The Queensland government has said people convicted of consensual anal sex offences at age 16 or 17 before the age of consent was changed last year won’t be included in its proposed historical gay sex conviction expungement scheme.
Last month, Premier Anastacia Palaszczuk apologised to the hundreds of Queenslanders convicted for consensual gay sex before homosexuality was decriminalised in the state in 1991.
The government also introduced a bill that would establish a scheme allowing those people to apply to have such convictions expunged.
Last year, the age of consent for anal intercourse – still referred to at the time as “sodomy” in the Criminal Code – was lowered from 18 to 16 to bring it into line with the age of consent for vaginal sex and correcting a decades-old discrepancy that discriminated against gay teenagers.
The Queensland Law Reform Commission (QLRC) recommended expungement be available to people based on the current age of consent, but the government has said people convicted of “sodomy” offences between 1991 and 2016 will not have those convictions expunged.
Attorney-General Yvette D’Ath said last month the government’s bill to wipe historical convictions will retain the age of consent of 18, the age at the time homosexuality was decriminalised.
“This retains the expungement scheme’s nexus with the decriminalisation of consensual adult homosexual activity and confirms that the scheme is only applicable to homosexual charges and convictions,” she told parliament.
“It also ensures that there is no discrimination between people charged or convicted with offences between 1991 and 2016 or people charged before the age of consent for sexual activity other than anal intercourse was changed in Queensland in 1976 from 17 years to 16 years.”
Justice and Attorney-General Department principal legal officer Sarah Kay confirmed to a parliamentary committee on Wednesday that the proposed expungement scheme will not cover anal sex convictions between 1991 and 2016.
“The age of consent changes at various times in different jurisdictions for various reasons but this bill isn’t actually addressing differences in the age of consent, it’s addressing the decriminalisation of homosexuality. It’s tied to that purpose,” she said.

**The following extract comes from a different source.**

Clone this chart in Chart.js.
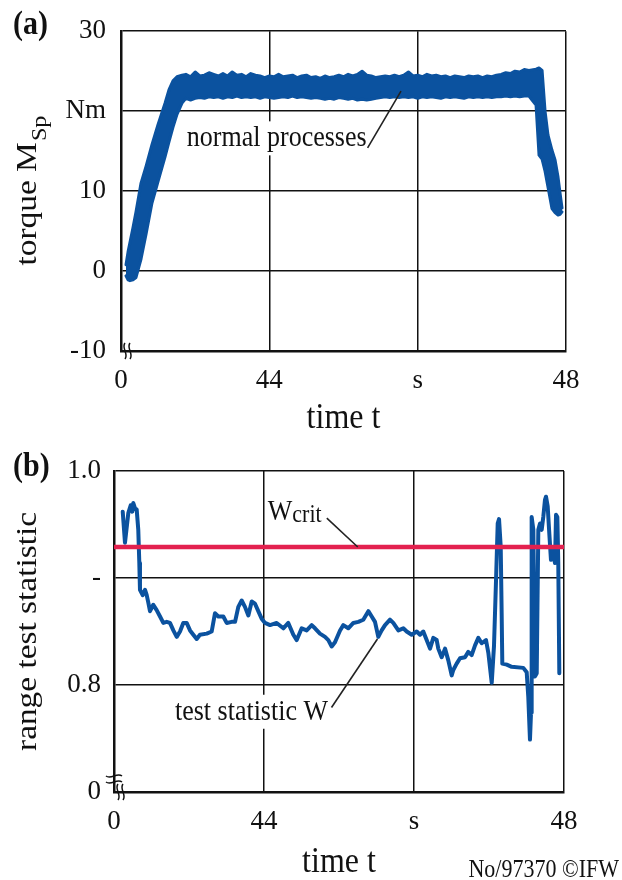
<!DOCTYPE html>
<html>
<head>
<meta charset="utf-8">
<script src="https://cdn.jsdelivr.net/npm/chart.js@4.4.1/dist/chart.umd.min.js"></script>
<style>
  body { margin: 0; background: #fff; }
  #wrap { position: relative; width: 622px; height: 880px; }
  canvas { position: absolute; left: 0; }
</style>
</head>
<body>
<div id="wrap">
  <canvas id="torque" width="622" height="440" style="top:0"></canvas>
  <canvas id="wstat" width="622" height="440" style="top:440px"></canvas>
</div>
<script>
// tick labels as printed on the figure
const xTickLabels = ['0', '44', 's', '48'];
const yTickLabelsA = ['-10', '0', '10', 'Nm', '30'];
const yTickLabelsB = ['0', '0.8', '-', '1.0'];

// (a) torque band: upper and lower edge of the noisy signal
const tA = [0.54, 0.76, 0.97, 1.29, 1.62, 2.16, 2.70, 3.34, 3.99, 4.75, 5.18, 5.61, 6.04, 6.58,
  7, 7.5, 8, 8.5, 9, 9.5, 10, 10.5, 11, 11.5, 12, 12.5, 13, 13.5, 14, 14.5, 15, 15.5, 16, 16.5,
  17, 17.5, 18, 18.5, 19, 19.5, 20, 20.5, 21, 21.5, 22, 22.5, 23, 23.5, 24, 24.5, 25, 25.5, 26, 26.5,
  27, 27.5, 28, 28.5, 29, 29.5, 30, 30.5, 31, 31.5, 32, 32.5, 33, 33.5, 34, 34.5, 35, 35.5, 36, 36.5,
  37, 37.5, 38, 38.5, 39, 39.5, 40, 40.5, 41, 41.5, 42, 42.5, 43, 43.5, 44,
  44.77, 45.09, 45.42, 45.74, 46.06, 46.49, 46.82, 47.14, 47.36, 47.57];
const torqueUpper = [0.8, 2.4, 3.6, 5.4, 7.4, 11, 13.1, 15.8, 18.3, 21, 22.7, 23.8, 24.3, 24.5,
  24.6, 24.3, 24.9, 24.4, 24.5, 24.8, 24.6, 24.4, 24.7, 24.4, 24.9, 24.5, 24.6, 24.3, 24.7, 24.5, 24.4, 24.2, 24.4, 24.3,
  24.6, 24.3, 24.4, 24.5, 24.2, 24.4, 24.5, 24.2, 24.3, 24.1, 24.4, 24.2, 24.3, 24.5, 24.3, 24.6, 24.4, 24.6, 25.0, 24.5,
  24.4, 24.2, 24.3, 24.4, 24.3, 24.5, 24.3, 24.5, 24.9, 24.4, 24.5, 24.3, 24.6, 24.4, 24.5, 24.3, 24.4, 24.2, 24.4, 24.3,
  24.2, 24.4, 24.3, 24.4, 24.2, 24.4, 24.3, 24.5, 24.6, 24.8, 24.7, 25.0, 24.9, 25.2, 25.1,
  25.25, 25.4, 25.1, 20.0, 17.0, 15.1, 13.9, 11.75, 9.75, 7.9];
const torqueLower = [-0.6, -1.1, -1.2, -1.1, -0.8, 1.5, 4.6, 8.5, 11.2, 14.3, 16.2, 18.0, 19.6, 21.0,
  21.6, 21.4, 21.6, 21.7, 21.6, 21.8, 21.7, 21.8, 21.6, 21.8, 21.7, 21.9, 21.7, 21.8, 21.7, 21.8, 21.6, 21.8, 21.7, 21.6,
  21.7, 21.8, 21.7, 21.9, 21.7, 21.8, 21.7, 21.6, 21.7, 21.6, 21.5, 21.6, 21.5, 21.7, 21.6, 21.5, 21.6, 21.4, 21.5, 21.4,
  21.5, 21.6, 21.7, 21.8, 21.7, 21.8, 21.7, 21.8, 21.7, 21.8, 21.6, 21.8, 21.7, 21.8, 21.7, 21.6, 21.8, 21.7, 21.8, 21.7,
  21.6, 21.8, 21.7, 21.8, 21.7, 21.8, 21.7, 21.8, 21.8, 21.9, 21.8, 21.9, 21.8, 21.9, 21.9,
  20.75, 14.5, 14.0, 12.5, 10.5, 7.8, 7.3, 7.0, 7.1, 7.4];

// (b) range test statistic W
const tB = [0.93, 1.17, 1.53, 1.78, 1.95, 2.06, 2.24, 2.42, 2.59, 2.70, 2.77, 3.06, 3.31, 3.49, 3.66, 3.84,
  4.19, 4.55, 4.91, 5.26, 5.62, 5.97, 6.33, 6.69, 7.04, 7.39, 7.75, 8.11, 8.46, 8.82, 9.17, 9.89,
  10.42, 10.77, 11.13, 11.66, 12.02, 12.55, 12.91, 13.26, 13.62, 13.97, 14.33, 14.69, 15.04, 15.39, 15.75, 16.11,
  16.64, 17.35, 18.06, 18.59, 19.13, 19.49, 20.02, 20.55, 21.09, 21.44, 21.97, 22.51, 22.86, 23.22, 23.57, 24.11,
  24.46, 24.99, 25.53, 26.06, 26.59, 27.13, 27.49, 27.84, 28.19, 28.55, 28.91, 29.44, 29.79, 30.33, 30.86, 31.22,
  31.75, 32.29, 32.64, 32.99, 33.35, 33.71, 34.06, 34.42, 34.59, 34.95, 35.31, 35.66, 36.02, 36.19, 36.55, 36.91,
  37.44, 37.79, 38.15, 38.51, 38.86, 39.22, 39.68, 39.93, 40.29, 40.53, 40.75, 40.93, 41.07, 41.25, 41.35, 41.42,
  41.89, 42.42, 43.66, 44.02, 44.19, 44.37, 44.48, 44.55, 44.73, 44.91, 45.09, 45.26, 45.44, 45.62, 45.79, 45.97,
  46.08, 46.26, 46.43, 46.61, 46.79, 47.04, 47.15, 47.29, 47.39, 47.50];
const wValues = [0.962, 0.933, 0.961, 0.968, 0.962, 0.970, 0.965, 0.964, 0.945, 0.914, 0.889, 0.884, 0.889, 0.884, 0.877, 0.869,
  0.875, 0.870, 0.864, 0.858, 0.859, 0.858, 0.851, 0.845, 0.850, 0.858, 0.858, 0.851, 0.847, 0.843, 0.847, 0.848,
  0.850, 0.867, 0.864, 0.864, 0.858, 0.859, 0.859, 0.873, 0.879, 0.873, 0.865, 0.878, 0.876, 0.869, 0.862, 0.858,
  0.856, 0.858, 0.853, 0.858, 0.847, 0.842, 0.853, 0.851, 0.856, 0.853, 0.848, 0.845, 0.842, 0.836, 0.840, 0.851,
  0.856, 0.853, 0.858, 0.859, 0.861, 0.869, 0.864, 0.859, 0.845, 0.851, 0.856, 0.861, 0.858, 0.851, 0.853, 0.850,
  0.847, 0.850, 0.847, 0.850, 0.842, 0.834, 0.844, 0.842, 0.834, 0.826, 0.834, 0.823, 0.809, 0.814, 0.820, 0.825,
  0.826, 0.831, 0.828, 0.837, 0.844, 0.839, 0.842, 0.830, 0.802, 0.836, 0.898, 0.951, 0.955, 0.929, 0.867, 0.820,
  0.819, 0.817, 0.816, 0.812, 0.789, 0.749, 0.774, 0.957, 0.945, 0.808, 0.811, 0.945, 0.951, 0.945, 0.957, 0.973,
  0.976, 0.967, 0.942, 0.917, 0.926, 0.914, 0.959, 0.957, 0.914, 0.811];
const wCrit = 0.929;

const BLUE = '#0b529f';
const RED = '#e3214f';
const SERIF = '"Liberation Serif", "DejaVu Serif", serif';
Chart.defaults.font.family = SERIF;
Chart.defaults.color = '#111';

function pts(xs, ys) { return xs.map((x, i) => ({ x: x, y: ys[i] })); }

function txt(ctx, s, x, y, size, opts) {
  opts = opts || {};
  ctx.save();
  ctx.translate(x, y);
  ctx.scale(1, opts.sy || 1.15);
  ctx.font = (opts.bold ? 'bold ' : '') + size + 'px ' + SERIF;
  ctx.fillStyle = '#111';
  ctx.textAlign = opts.align || 'left';
  ctx.textBaseline = 'middle';
  ctx.fillText(s, 0, 0);
  ctx.restore();
}

function boxedText(ctx, s, x, y, size) {
  ctx.save();
  ctx.font = size + 'px ' + SERIF;
  const w = ctx.measureText(s).width;
  ctx.fillStyle = '#fff';
  ctx.fillRect(x - 4, y - 17, w + 8, 34);
  ctx.restore();
  txt(ctx, s, x, y, size);
}

function yTitle(ctx, main, sub, bx, cy) {
  ctx.save();
  ctx.translate(bx, cy);
  ctx.rotate(-Math.PI / 2);
  ctx.scale(1.15, 1);
  ctx.fillStyle = '#111';
  ctx.textBaseline = 'alphabetic';
  ctx.font = '29px ' + SERIF;
  const w1 = ctx.measureText(main).width;
  ctx.font = '21px ' + SERIF;
  const w2 = sub ? ctx.measureText(sub).width : 0;
  const x0 = -(w1 + w2) / 2;
  ctx.font = '29px ' + SERIF;
  ctx.fillText(main, x0, 0);
  if (sub) {
    ctx.font = '21px ' + SERIF;
    ctx.fillText(sub, x0 + w1 + 1, 10);
  }
  ctx.restore();
}

function leader(chart, t1, v1, t2, v2) {
  const { ctx, scales: { x, y } } = chart;
  ctx.save();
  ctx.strokeStyle = '#222';
  ctx.lineWidth = 1.6;
  ctx.beginPath();
  ctx.moveTo(x.getPixelForValue(t1), y.getPixelForValue(v1));
  ctx.lineTo(x.getPixelForValue(t2), y.getPixelForValue(v2));
  ctx.stroke();
  ctx.restore();
}

function squiggle(ctx, x, y, dx, dy) {
  // small wavy break mark centred at x,y along direction (dx,dy)
  const nx = -dy, ny = dx;
  ctx.beginPath();
  ctx.moveTo(x - dx * 8, y - dy * 8);
  ctx.bezierCurveTo(x - dx * 3 + nx * 4, y - dy * 3 + ny * 4, x + dx * 3 - nx * 4, y + dy * 3 - ny * 4, x + dx * 8, y + dy * 8);
  ctx.stroke();
}

function baseScales(yMin, yMax, yLabels, yWidth, xHeight, yPad) {
  return {
    x: {
      type: 'linear', min: 0, max: 48,
      ticks: { stepSize: 16, autoSkip: false, maxRotation: 0, padding: 14,
        font: { size: 27 }, color: '#111',
        callback: (v, i) => xTickLabels[i] },
      grid: { color: '#111', lineWidth: 1.5, drawTicks: false },
      border: { color: '#111', width: 2.5 },
      afterFit: s => { s.height = xHeight; }
    },
    y: {
      min: yMin, max: yMax,
      ticks: { stepSize: (yMax - yMin) / (yLabels.length - 1), autoSkip: false, padding: yPad,
        font: { size: 27 }, color: '#111',
        callback: (v, i) => yLabels[i] },
      grid: { color: '#111', lineWidth: 1.5, drawTicks: false },
      border: { color: '#111', width: 2.5 },
      afterFit: s => { s.width = yWidth; }
    }
  };
}

const common = {
  responsive: false,
  animation: false,
  devicePixelRatio: 1,
  plugins: { legend: { display: false }, tooltip: { enabled: false } },
  elements: { point: { radius: 0 }, line: { tension: 0, borderJoinStyle: 'round', borderCapStyle: 'round' } }
};

const decorA = {
  id: 'decorA',
  afterDraw(chart) {
    const { ctx, chartArea: ca, scales: { x, y } } = chart;
    txt(ctx, '(a)', 13, 25, 30, { bold: true });
    yTitle(ctx, 'torque M', 'Sp', 36, (ca.top + ca.bottom) / 2);
    txt(ctx, 'time t', (ca.left + ca.right) / 2, ca.bottom + 67, 32, { align: 'center' });
    boxedText(ctx, 'normal processes', x.getPixelForValue(7.1), y.getPixelForValue(16.6), 26);
    leader(chart, 26.6, 15.4, 30.2, 22.5);
    ctx.save();
    ctx.strokeStyle = '#111';
    ctx.lineWidth = 1.5;
    squiggle(ctx, ca.left + 4, ca.bottom, 0, 1);
    squiggle(ctx, ca.left + 9, ca.bottom, 0, 1);
    ctx.restore();
  }
};

const decorB = {
  id: 'decorB',
  afterDraw(chart) {
    const { ctx, chartArea: ca, scales: { x, y } } = chart;
    txt(ctx, '(b)', 13, 27, 30, { bold: true });
    yTitle(ctx, 'range test statistic', '', 36, (ca.top + ca.bottom) / 2);
    txt(ctx, 'time t', (ca.left + ca.right) / 2, ca.bottom + 70, 32, { align: 'center' });
    boxedText(ctx, 'test statistic W', x.getPixelForValue(6.5), y.getPixelForValue(0.775), 26);
    leader(chart, 23.2, 0.779, 28.1, 0.843);
    const wx = x.getPixelForValue(16.4), wy = y.getPixelForValue(0.962);
    txt(ctx, 'W', wx, wy, 26);
    ctx.save();
    ctx.font = '26px ' + SERIF;
    const ww = ctx.measureText('W').width;
    ctx.restore();
    txt(ctx, 'crit', wx + ww, wy + 4, 22);
    leader(chart, 22.7, 0.956, 26.0, 0.929);
    txt(ctx, 'No/97370 \u00A9IFW', 619, 430, 22, { align: 'right' });
    ctx.save();
    ctx.strokeStyle = '#111';
    ctx.lineWidth = 1.5;
    squiggle(ctx, ca.left, ca.bottom - 16, 1, 0);
    squiggle(ctx, ca.left, ca.bottom - 10, 1, 0);
    squiggle(ctx, ca.left + 4, ca.bottom, 0, 1);
    squiggle(ctx, ca.left + 9, ca.bottom, 0, 1);
    ctx.restore();
  }
};

new Chart(document.getElementById('torque').getContext('2d'), {
  type: 'line',
  data: {
    datasets: [
      { data: pts(tA, torqueUpper), borderColor: BLUE, borderWidth: 3, fill: false },
      { data: pts(tA, torqueLower), borderColor: BLUE, borderWidth: 3, fill: '-1', backgroundColor: BLUE }
    ]
  },
  options: Object.assign({}, common, {
    layout: { padding: { left: 0, right: 56, top: 31, bottom: 0 } },
    scales: baseScales(-10, 30, yTickLabelsA, 121, 89, 15)
  }),
  plugins: [decorA]
});

new Chart(document.getElementById('wstat').getContext('2d'), {
  type: 'line',
  data: {
    datasets: [
      { data: [{ x: 0, y: wCrit }, { x: 48, y: wCrit }], borderColor: RED, borderWidth: 4.5, fill: false },
      { data: pts(tB, wValues), borderColor: BLUE, borderWidth: 4, fill: false }
    ]
  },
  options: Object.assign({}, common, {
    layout: { padding: { left: 0, right: 58, top: 31, bottom: 0 } },
    scales: baseScales(0.7, 1.0, yTickLabelsB, 114, 88, 13)
  }),
  plugins: [decorB]
});
</script>
</body>
</html>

Kay told the hearing consensual anal sex offences were prosecuted for gay and straight people aged 16 and 17 until 2016, with the Director of Public Prosecutions considering public interest factors in determining whether to prosecute such offences.
“If we extended the scheme up to 2016 it would encompass people who may perhaps actually be currently serving sentences of imprisonment,” she said.
“It would expand the scheme hugely if we were to include [both]… We could exclude heterosexual convictions but that may be unfair.
“But if you were to include all the convictions right up to 2016, this would be a much larger scheme and arguably what the QLRC has recommended is an administrative scheme. It may not be appropriate for an administrative scheme to be looking at convictions as recent as 2016.
“It would be a much wider scheme, a much more expensive scheme and a much more resource-intensive scheme – a completely different scheme to the scheme the QLRC has recommended.”
The government’s expungement bill is still before the parliamentary committee.